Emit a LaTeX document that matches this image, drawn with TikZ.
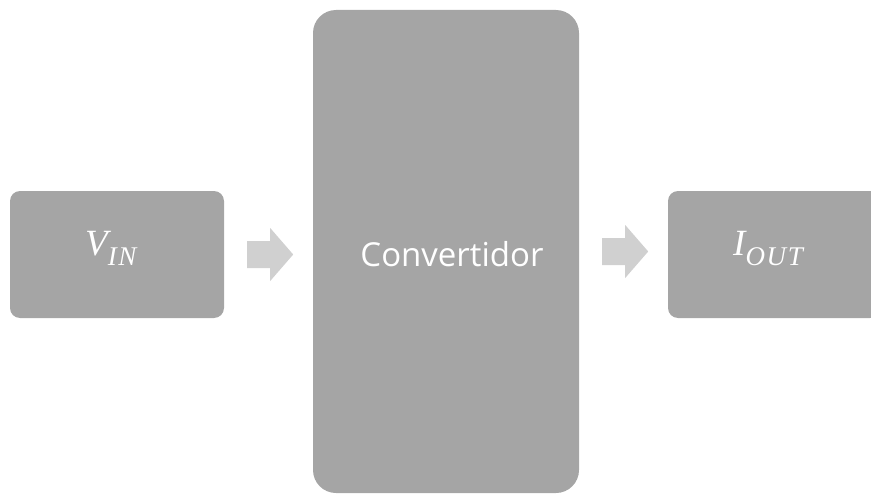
\documentclass[tikz,border=0pt]{standalone}
\usepackage{fontspec}
\setmainfont{Open Sans}
\newfontfamily\symfont{Liberation Serif}
\newfontfamily\symsubfont[LetterSpace=6]{Liberation Serif}
\newcommand{\varsub}[2]{{\symfont\itshape\fontsize{37}{40}\selectfont #1\raisebox{-10pt}{\symsubfont\itshape\fontsize{27}{30}\selectfont #2}}}
\begin{document}
\begin{tikzpicture}[x=1pt,y=-1pt,
  block/.style={fill=boxgray,draw=none,text=white,inner sep=0pt},
  flow/.style={fill=arrowgray,draw=none}]
\definecolor{boxgray}{HTML}{A5A5A5}
\definecolor{arrowgray}{HTML}{D0D0D0}
\useasboundingbox (0,0) rectangle (871,495);
\clip (0,0) rectangle (871,495);
% blocks
\node[block,rounded corners=10pt,minimum width=214pt,minimum height=127pt]
  (vin) at (117,254.5) {};
\node[block,rounded corners=23pt,minimum width=266pt,minimum height=483pt]
  (conv) at (446,251.5) {};
\node[block,rounded corners=10pt,minimum width=212pt,minimum height=127pt]
  (iout) at (774,254.5) {};
% labels
\node[text=white,inner sep=0pt,anchor=base west] (vinlabel) at (85,255) {\varsub{V}{IN}};
\node[text=white,inner sep=0pt,anchor=base,font=\fontsize{33}{40}\selectfont]
  (convlabel) at (452,266) {Convertidor};
\node[text=white,inner sep=0pt,anchor=base west] (ioutlabel) at (733,255) {\varsub{I}{OUT}};
% block arrows between the stages
\fill[flow] ([xshift=23pt,yshift=13.5pt]vin.east) -- ++(23,0) -- ++(0,-13) -- ++(23,26.5)
  -- ++(-23,26.5) -- ++(0,-13) -- ++(-23,0) -- cycle;
\fill[flow] ([xshift=23pt,yshift=13.5pt]conv.east) -- ++(23,0) -- ++(0,-13) -- ++(23,26.5)
  -- ++(-23,26.5) -- ++(0,-13) -- ++(-23,0) -- cycle;
\end{tikzpicture}
\end{document}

————————

*Description of the task:* Every line above should be returned word for word, with the pictures left behind.

*Expected answer:*
Emit a LaTeX document that matches this image, drawn with TikZ.
\documentclass[tikz,border=0pt]{standalone}
\usepackage{fontspec}
\setmainfont{Open Sans}
\newfontfamily\symfont{Liberation Serif}
\newfontfamily\symsubfont[LetterSpace=6]{Liberation Serif}
\newcommand{\varsub}[2]{{\symfont\itshape\fontsize{37}{40}\selectfont #1\raisebox{-10pt}{\symsubfont\itshape\fontsize{27}{30}\selectfont #2}}}
\begin{document}
\begin{tikzpicture}[x=1pt,y=-1pt,
  block/.style={fill=boxgray,draw=none,text=white,inner sep=0pt},
  flow/.style={fill=arrowgray,draw=none}]
\definecolor{boxgray}{HTML}{A5A5A5}
\definecolor{arrowgray}{HTML}{D0D0D0}
\useasboundingbox (0,0) rectangle (871,495);
\clip (0,0) rectangle (871,495);
% blocks
\node[block,rounded corners=10pt,minimum width=214pt,minimum height=127pt]
  (vin) at (117,254.5) {};
\node[block,rounded corners=23pt,minimum width=266pt,minimum height=483pt]
  (conv) at (446,251.5) {};
\node[block,rounded corners=10pt,minimum width=212pt,minimum height=127pt]
  (iout) at (774,254.5) {};
% labels
\node[text=white,inner sep=0pt,anchor=base west] (vinlabel) at (85,255) {\varsub{V}{IN}};
\node[text=white,inner sep=0pt,anchor=base,font=\fontsize{33}{40}\selectfont]
  (convlabel) at (452,266) {Convertidor};
\node[text=white,inner sep=0pt,anchor=base west] (ioutlabel) at (733,255) {\varsub{I}{OUT}};
% block arrows between the stages
\fill[flow] ([xshift=23pt,yshift=13.5pt]vin.east) -- ++(23,0) -- ++(0,-13) -- ++(23,26.5)
  -- ++(-23,26.5) -- ++(0,-13) -- ++(-23,0) -- cycle;
\fill[flow] ([xshift=23pt,yshift=13.5pt]conv.east) -- ++(23,0) -- ++(0,-13) -- ++(23,26.5)
  -- ++(-23,26.5) -- ++(0,-13) -- ++(-23,0) -- cycle;
\end{tikzpicture}
\end{document}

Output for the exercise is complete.